Securing Embedded Devices: Understanding Attack Paths and Mitigations

Introduction:

In today's interconnected world, the security of embedded devices is paramount. As technology advances, so do the methods of attackers seeking to exploit vulnerabilities. Understanding these attack paths and implementing effective mitigations is crucial for safeguarding the products we create. In this blog post, we'll explore various attack vectors and strategies to protect embedded devices.

User/Password Access:

One of the most common ways attackers gain unauthorized access is through weak user credentials. This includes default passwords, hardcoded credentials, and exploiting authentication mechanisms. Mitigations such as enforcing enhanced password policies, implementing two-factor authentication (2FA) or multi-factor authentication (MFA), and utilizing biometric authentication can significantly reduce the risk of password vulnerabilities.

Gain Remote Connectivity:

Attackers often target remote connectivity to infiltrate embedded devices. They may exploit vulnerabilities in protocols like HTTP, DNS spoofing, or insecure Wi-Fi and Bluetooth connections.

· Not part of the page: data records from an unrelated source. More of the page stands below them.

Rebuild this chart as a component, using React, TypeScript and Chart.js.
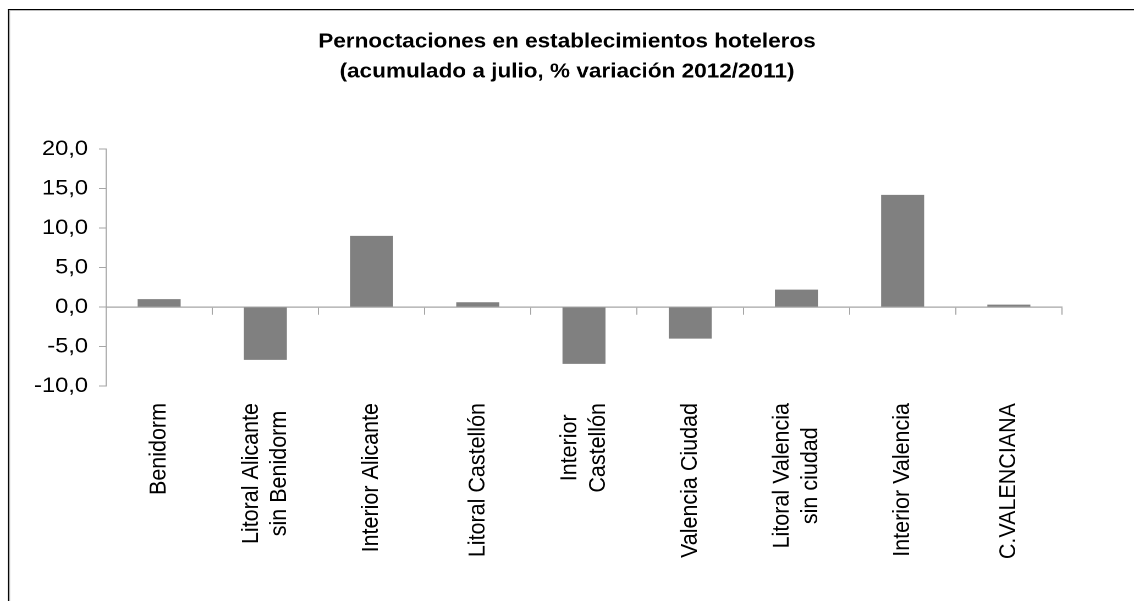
import React, { useEffect, useRef } from "react";
import { Chart, registerables } from "chart.js";

Chart.register(...registerables);

// ---- data ----
const titleLines = [
  "Pernoctaciones en establecimientos hoteleros",
  "(acumulado a julio, % variación 2012/2011)",
];
const categories = [
  ["Benidorm"],
  ["Litoral Alicante", "sin Benidorm"],
  ["Interior Alicante"],
  ["Litoral Castellón"],
  ["Interior", "Castellón"],
  ["Valencia Ciudad"],
  ["Litoral Valencia", "sin ciudad"],
  ["Interior Valencia"],
  ["C.VALENCIANA"],
];
const variation = [1.0, -6.7, 9.0, 0.6, -7.2, -4.0, 2.2, 14.2, 0.3];
const yMin = -10;
const yMax = 20;
const yStep = 5;

// ---- layout (screen is stretched horizontally from logical width) ----
const SCREEN_W = 1134;
const SCREEN_H = 601;
const LOGICAL_W = 1031;
const FONT = '"Liberation Sans", Arial, Helvetica, sans-serif';
const AXIS_GRAY = "#a6a6a6";
const LABEL_SIZE = 21.5;
const LABEL_LINE = 1.2;
const LABEL_GAP = 17;

const fmt = (v: number | string) => Number(v).toFixed(1).replace(".", ",");

const framePlugin = {
  id: "frame",
  beforeDraw(chart: any) {
    const { ctx, width, height } = chart;
    ctx.save();
    ctx.fillStyle = "#ffffff";
    ctx.fillRect(0, 0, width, height);
    ctx.fillStyle = "#bdbdbd";
    ctx.fillRect(8.2, 10, 1, height);
    ctx.fillRect(8.2, 10, width, 1);
    ctx.fillStyle = "#000000";
    ctx.fillRect(7.2, 9, 1, height);
    ctx.fillRect(7.2, 9, width, 1);
    ctx.restore();
  },
};

// category labels rotated 90°, lines centred on each other (as in the reference)
const categoryLabelPlugin = {
  id: "catLabels",
  afterDraw(chart: any) {
    const scale = chart.scales.x;
    const labels: string[][] = chart.data.labels;
    const { ctx } = chart;
    const lh = LABEL_SIZE * LABEL_LINE;
    ctx.save();
    ctx.font = `${LABEL_SIZE}px ${FONT}`;
    ctx.fillStyle = "#000000";
    ctx.textBaseline = "middle";
    ctx.textAlign = "center";
    const top = scale.top + LABEL_GAP;
    labels.forEach((lines, i) => {
      const px = scale.getPixelForTick(i);
      const maxW = Math.max(...lines.map((l) => ctx.measureText(l).width));
      ctx.save();
      ctx.translate(px, top + maxW / 2);
      ctx.rotate(-Math.PI / 2);
      lines.forEach((l, j) => {
        ctx.fillText(l, 0, (j - (lines.length - 1) / 2) * lh);
      });
      ctx.restore();
    });
    ctx.restore();
  },
};

export default function App() {
  const canvasRef = useRef<HTMLCanvasElement | null>(null);

  useEffect(() => {
    const canvas = canvasRef.current;
    if (!canvas) return;
    const chart = new Chart(canvas, {
      type: "bar",
      data: {
        labels: categories as any,
        datasets: [
          {
            data: variation,
            backgroundColor: "#808080",
            borderWidth: 0,
            barPercentage: 1,
            categoryPercentage: 0.405,
            xAxisID: "x",
            yAxisID: "y",
          },
        ],
      },
      plugins: [framePlugin, categoryLabelPlugin],
      options: {
        responsive: false,
        animation: false,
        devicePixelRatio: 2,
        layout: { padding: { left: 0, right: 0, top: 9, bottom: 0 } },
        plugins: {
          legend: { display: false },
          tooltip: { enabled: false },
          title: {
            display: true,
            text: titleLines,
            color: "#000000",
            font: { family: FONT, size: 20.5, weight: "bold", lineHeight: "30px" },
            padding: { top: 18, bottom: 62 },
          },
        },
        scales: {
          x: {
            type: "category",
            position: "bottom",
            offset: true,
            grid: { display: false, drawTicks: false, offset: true },
            border: { display: false },
            ticks: { display: false, autoSkip: false },
            afterFit: (s: any) => {
              s.height = 215;
            },
          },
          x0: {
            type: "category",
            labels: categories as any,
            position: { y: 0 },
            offset: true,
            grid: {
              display: true,
              offset: true,
              drawOnChartArea: false,
              drawTicks: true,
              tickLength: 7,
              color: AXIS_GRAY,
              lineWidth: 1,
            },
            border: { display: true, color: AXIS_GRAY, width: 1.3 },
            ticks: { display: false },
          },
          y: {
            min: yMin,
            max: yMax,
            ticks: {
              stepSize: yStep,
              callback: (v: any) => fmt(v),
              padding: 10,
              color: "#000000",
              font: { family: FONT, size: 21.5 },
            },
            grid: {
              drawOnChartArea: false,
              drawTicks: true,
              tickLength: 6.4,
              color: AXIS_GRAY,
            },
            border: { display: true, color: AXIS_GRAY },
            afterFit: (s: any) => {
              s.width = 96.4;
            },
          },
          yRightSpace: {
            type: "linear",
            position: "right",
            grid: { display: false, drawTicks: false },
            border: { display: false },
            ticks: { display: false },
            afterFit: (s: any) => {
              s.width = 65.5;
            },
          },
        },
      } as any,
    });
    return () => chart.destroy();
  }, []);

  return (
    <div style={{ position: "fixed", left: 0, top: 0, width: SCREEN_W, height: SCREEN_H, background: "#fff" }}>
      <canvas
        ref={canvasRef}
        width={LOGICAL_W}
        height={SCREEN_H}
        style={{ width: SCREEN_W + "px", height: SCREEN_H + "px", display: "block" }}
      />
    </div>
  );
}
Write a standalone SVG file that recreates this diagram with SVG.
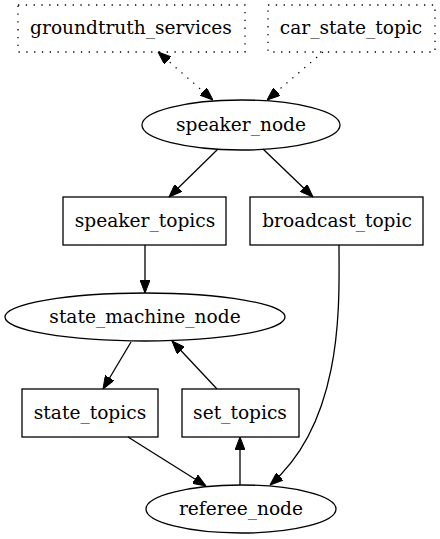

To mitigate these risks, it's essential to avoid opening unnecessary services on devices, authenticate and encrypt communications, keep protocols up-to-date, and implement robust certificate management systems.

Device Input Manipulation:

Device input manipulation can lead to devastating exploits such as SQL injection, cross-site scripting (XSS), or macro script attacks. Validating input parameters, removing escape characters, limiting script execution, and employing web security applications are effective measures to prevent these attacks.

Changing Device Software:

Attackers may attempt to alter device software through various means, including malicious updates, installing manipulated packages, or exploiting debug ports. Mitigations such as using verified sources for application downloads, implementing secure boot and whitelisting mechanisms, and reducing user execution privileges can help protect against these threats.

In-Memory Exploits:

In-memory exploits pose a significant threat as they allow attackers to execute malicious code directly into memory without leaving traces on disk. Techniques like control flow hijacking or buffer overflow can be mitigated through technologies like Address Space Layout Randomization (ASLR), stack canaries, Data Execution Prevention (DEP), and sandboxing.

AI, Open Source, and Leaked Information:

Furthermore, organizations must be vigilant about securing sensitive information, including source code, security tokens, and private keys, from potential exposure in AI applications or leaked data sources. Establishing robust security posture, policies, and procedures is essential for safeguarding against these risks.

Conclusion:

Securing embedded devices requires a multi-layered approach that addresses various attack vectors. By understanding common attack paths and implementing appropriate mitigations such as strong authentication mechanisms, secure communication protocols, input validation, software integrity checks, and memory protection techniques, organizations can significantly enhance the security of their products. With a proactive stance towards security, we can mitigate risks and ensure the integrity and reliability of embedded devices in an increasingly connected world.